Hey John I know we both enjoy playing devil’s advocate, but just yesterday you said that DT Garner could leap frog into something great because of CRT. I’m just not seeing it, and this 100+ acre super burb apartment proposal further bolsters my suspicion that ridership numbers will be dreadful if CRT gets watered down to Raleigh being the westernmost stop. I mean if we’re talking about not connecting DT Ral with DT Cary at minimum, what is even the point?!?
Haha I’m sorry I’m so cynical on this, but it really feels like we’re not getting any meaningful transit other than bus in the next 2 decades.
I hope I’m wrong, and that this projected difficulty/expense per segment isn’t the standard for corridor planning.
We should pool our money to buy the land around where the Auburn station would be and build a gridded out downtown around it if the rail gets built there.
I would love to design and build my own town. I drew plans for a plot not far south of there around 1978, lol
I said that it could. I didn’t say that it would leapfrog.
it still could if the stars were aligned, but if this area gets developed in that suburban model first, then the opportunity is lost.
You can play devil’s advocate. I’m good.
There’s apparently an opportunity for citizen input regarding development in SE Wake County today at Noon. Might be a good chance to express these concerns.
Was in Austin went to there Downtown Commuter Rail station. It looks like a shortened station right next or adjacent to the convention center. Apparently Austinities Rejected it 4 times but the government does what ever it want and found a loophole to build it. The were not in service for most of the trip but here ya go. There rolling stock is a Sadler GTW I hope they consider this as our rolling stock. Also for the first few years no I rode it but the drunkies and partyers in Leander which is the terminus figures out we can party and go back home without driving so on Saturdays and Sundays it’s packed.
N&O story leads with the price tag: $3 billion. “The route extending up to 43 miles would have a start date between 2033 and 2035 and provide 12,000 to 18,000 trips per day by 2040, GoTriangle leaders told the Durham County Board of Commissioners on Tuesday… The feasibility study led GoTriangle to revise commuter rail cost estimates upward to between $2.8 and $3.2 billion, plus $42 million per year to operate and maintain.”
Double-tracking needed for most of the route, biggest engineering headaches are in Durham (as mentioned above).
Read more at: https://www.newsobserver.com/news/business/article265388331.html#storylink=cpy
There’s a table in the Land Use Report that shows the redevelopable land percentages by station, and forecast 2020-2050 job/household growth.

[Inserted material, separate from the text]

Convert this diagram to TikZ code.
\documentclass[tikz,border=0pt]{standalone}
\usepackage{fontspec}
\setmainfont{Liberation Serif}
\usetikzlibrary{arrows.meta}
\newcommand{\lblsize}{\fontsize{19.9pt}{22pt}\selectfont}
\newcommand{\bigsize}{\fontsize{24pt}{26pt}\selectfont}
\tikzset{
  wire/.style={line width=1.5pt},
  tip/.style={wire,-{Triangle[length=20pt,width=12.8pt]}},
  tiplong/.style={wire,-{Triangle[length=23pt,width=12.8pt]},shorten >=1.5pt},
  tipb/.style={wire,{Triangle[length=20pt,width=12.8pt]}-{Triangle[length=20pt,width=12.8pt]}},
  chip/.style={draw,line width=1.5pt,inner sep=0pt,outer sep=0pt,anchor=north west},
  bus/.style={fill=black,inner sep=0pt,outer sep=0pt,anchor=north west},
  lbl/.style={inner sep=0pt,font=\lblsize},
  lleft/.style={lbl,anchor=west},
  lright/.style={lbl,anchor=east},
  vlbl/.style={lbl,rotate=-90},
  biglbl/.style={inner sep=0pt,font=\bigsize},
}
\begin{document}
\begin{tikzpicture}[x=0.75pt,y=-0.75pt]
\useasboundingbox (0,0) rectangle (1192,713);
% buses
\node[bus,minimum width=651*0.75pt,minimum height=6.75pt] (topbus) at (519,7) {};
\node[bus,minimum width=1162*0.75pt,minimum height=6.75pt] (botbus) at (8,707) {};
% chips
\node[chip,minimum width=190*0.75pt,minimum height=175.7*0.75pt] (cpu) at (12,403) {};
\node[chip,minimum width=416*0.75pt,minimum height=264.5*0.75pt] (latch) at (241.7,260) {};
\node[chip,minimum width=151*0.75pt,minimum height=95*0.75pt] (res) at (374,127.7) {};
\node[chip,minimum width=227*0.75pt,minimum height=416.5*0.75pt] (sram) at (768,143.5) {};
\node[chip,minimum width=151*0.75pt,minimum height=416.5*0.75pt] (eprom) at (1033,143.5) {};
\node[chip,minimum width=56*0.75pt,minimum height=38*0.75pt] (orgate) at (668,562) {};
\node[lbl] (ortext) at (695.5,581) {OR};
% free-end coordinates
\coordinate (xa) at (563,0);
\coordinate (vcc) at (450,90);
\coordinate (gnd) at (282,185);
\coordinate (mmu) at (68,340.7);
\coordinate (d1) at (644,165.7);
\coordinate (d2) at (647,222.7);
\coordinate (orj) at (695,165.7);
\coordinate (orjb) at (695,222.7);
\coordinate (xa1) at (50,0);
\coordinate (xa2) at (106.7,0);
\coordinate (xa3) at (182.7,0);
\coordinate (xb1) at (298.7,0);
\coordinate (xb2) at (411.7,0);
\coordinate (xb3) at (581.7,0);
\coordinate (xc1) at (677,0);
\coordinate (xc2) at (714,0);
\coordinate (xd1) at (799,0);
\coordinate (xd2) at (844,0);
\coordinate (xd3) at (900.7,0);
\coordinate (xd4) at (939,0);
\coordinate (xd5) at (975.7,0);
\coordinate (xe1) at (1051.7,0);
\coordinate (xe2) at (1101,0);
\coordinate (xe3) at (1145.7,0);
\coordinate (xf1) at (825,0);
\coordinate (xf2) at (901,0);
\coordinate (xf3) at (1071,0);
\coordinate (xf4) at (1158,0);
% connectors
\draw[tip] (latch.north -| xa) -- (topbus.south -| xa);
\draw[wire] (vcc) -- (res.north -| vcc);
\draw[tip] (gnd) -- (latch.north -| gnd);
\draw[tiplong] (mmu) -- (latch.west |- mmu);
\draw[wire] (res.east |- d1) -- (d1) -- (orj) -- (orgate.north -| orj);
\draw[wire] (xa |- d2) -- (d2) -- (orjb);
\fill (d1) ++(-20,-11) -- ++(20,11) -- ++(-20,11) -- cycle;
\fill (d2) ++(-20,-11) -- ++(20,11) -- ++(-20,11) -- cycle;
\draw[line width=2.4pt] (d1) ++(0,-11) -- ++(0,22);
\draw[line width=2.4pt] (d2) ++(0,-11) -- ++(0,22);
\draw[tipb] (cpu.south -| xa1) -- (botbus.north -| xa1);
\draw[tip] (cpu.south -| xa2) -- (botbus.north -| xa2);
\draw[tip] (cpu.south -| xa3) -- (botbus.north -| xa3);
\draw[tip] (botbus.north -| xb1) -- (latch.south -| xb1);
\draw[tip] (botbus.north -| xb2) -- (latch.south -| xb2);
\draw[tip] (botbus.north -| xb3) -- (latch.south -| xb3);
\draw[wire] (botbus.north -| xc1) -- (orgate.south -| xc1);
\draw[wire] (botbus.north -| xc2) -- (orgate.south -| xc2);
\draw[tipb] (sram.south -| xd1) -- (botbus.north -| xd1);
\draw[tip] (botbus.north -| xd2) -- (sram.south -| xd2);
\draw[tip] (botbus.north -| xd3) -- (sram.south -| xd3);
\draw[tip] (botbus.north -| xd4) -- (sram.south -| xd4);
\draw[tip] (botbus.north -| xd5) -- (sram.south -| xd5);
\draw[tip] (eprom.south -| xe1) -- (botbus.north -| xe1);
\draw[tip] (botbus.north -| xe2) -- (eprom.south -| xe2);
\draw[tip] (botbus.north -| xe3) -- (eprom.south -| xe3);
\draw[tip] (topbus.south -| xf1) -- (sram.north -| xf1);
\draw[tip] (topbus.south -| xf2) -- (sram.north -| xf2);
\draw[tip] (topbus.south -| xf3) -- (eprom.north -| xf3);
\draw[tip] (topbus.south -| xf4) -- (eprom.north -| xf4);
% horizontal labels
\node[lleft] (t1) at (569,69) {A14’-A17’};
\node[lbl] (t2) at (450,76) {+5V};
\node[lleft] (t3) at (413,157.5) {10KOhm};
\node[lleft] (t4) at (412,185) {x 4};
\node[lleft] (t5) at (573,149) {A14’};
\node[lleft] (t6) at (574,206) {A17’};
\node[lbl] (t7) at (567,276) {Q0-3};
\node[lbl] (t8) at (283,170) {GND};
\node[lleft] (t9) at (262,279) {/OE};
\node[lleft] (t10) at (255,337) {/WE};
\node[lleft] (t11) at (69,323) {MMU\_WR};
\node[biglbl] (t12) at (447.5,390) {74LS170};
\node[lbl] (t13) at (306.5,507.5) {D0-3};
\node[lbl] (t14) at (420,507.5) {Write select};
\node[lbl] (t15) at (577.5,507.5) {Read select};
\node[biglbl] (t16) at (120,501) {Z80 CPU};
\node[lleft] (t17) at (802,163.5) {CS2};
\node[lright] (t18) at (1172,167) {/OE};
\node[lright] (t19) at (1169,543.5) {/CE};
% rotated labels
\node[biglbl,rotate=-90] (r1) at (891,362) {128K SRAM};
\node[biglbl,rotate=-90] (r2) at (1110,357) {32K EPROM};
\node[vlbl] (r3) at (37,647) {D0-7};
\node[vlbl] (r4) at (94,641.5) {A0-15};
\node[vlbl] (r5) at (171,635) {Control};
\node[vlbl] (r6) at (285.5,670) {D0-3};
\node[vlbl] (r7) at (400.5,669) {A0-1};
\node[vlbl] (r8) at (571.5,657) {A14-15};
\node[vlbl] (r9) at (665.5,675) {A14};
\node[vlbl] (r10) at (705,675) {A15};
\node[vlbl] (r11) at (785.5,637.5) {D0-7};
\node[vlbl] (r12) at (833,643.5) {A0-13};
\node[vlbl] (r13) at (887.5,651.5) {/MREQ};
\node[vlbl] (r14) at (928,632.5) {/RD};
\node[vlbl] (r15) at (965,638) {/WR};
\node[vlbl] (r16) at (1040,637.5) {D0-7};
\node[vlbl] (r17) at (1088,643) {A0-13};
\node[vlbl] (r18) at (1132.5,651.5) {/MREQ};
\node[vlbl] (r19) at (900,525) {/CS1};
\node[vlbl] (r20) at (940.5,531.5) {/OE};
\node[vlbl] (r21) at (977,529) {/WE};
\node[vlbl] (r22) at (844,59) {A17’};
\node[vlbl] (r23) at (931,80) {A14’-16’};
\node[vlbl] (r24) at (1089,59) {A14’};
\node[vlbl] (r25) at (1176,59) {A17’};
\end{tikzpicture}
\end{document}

In fact, it’s the Hammond Road station that has the highest percentage of available land, at 73%, then:
50-70% redevelopable: McCrimmon, RTP, Ellis, Morrisville Pkwy, Auburn, Corporate Center
25-50%: Blue Ridge, East Durham, Downtown Raleigh, Cary, Powhatan
<25%: West Durham, Clayton, Garner, NCSU
Here’s an interesting thought to keep in mind as we talk about “for whomst” (I would’ve done stacked bars rather than a pie chart, but oh well):
When we’re talking about station area residential development plans, we should keep in mind that maybe 5% of the region’s future housing will be impacted by any zoning regulations we pass today. 56% of the region’s future housing has already been built.
Good thing they’ve extended the schedule since I last looked at it. At one point the last train home on weekdays was at 6 PM. Now at least they run a handful of trains at night (still no Sunday service)
Mass Transit Magazine (a rail industry news aggregator) has a syndicated version of the same article, for those of y’all who are paywalled by the N&O.
Also, the website for the commuter rail study has made a lot more of the reports available, including data on the potential additional supply and demand for affordable homes, new jobs, and upgraded land uses:
According to these reports, the RDU area (counties, cities, etc.) don’t currently have the funds for the operations and maintenance. Is this whole endeavor for not? And yes, I know there are grants, but that’s not a permanent provided of funds nor is it guaranteed, IMO!
I’ve said it many times, but with so many people moving here, we need to get this done. $3B is a lot, but not building it will, in many ways, be more expensive.
I’m going to keep expressing my enthusiasm about this to the powers that be. It’ll take quite a bit of political will to sustain it.
I agree about the $3B. My concern is the actual yearly operations and routine maintenance 42M a year is a LOT of commitment
Maybe perhaps if US is Rail supply is better because obviously there inflation with train supply.
You’d be hard pressed to find someone more excited about the prospect of rail service here.
But honestly, I’m starting to tune news about it out. Every new piece of news about it seems to have it slipping further and further out of reach. I’m beginning to feel afraid of being let down, so I don’t want to invest too much hope.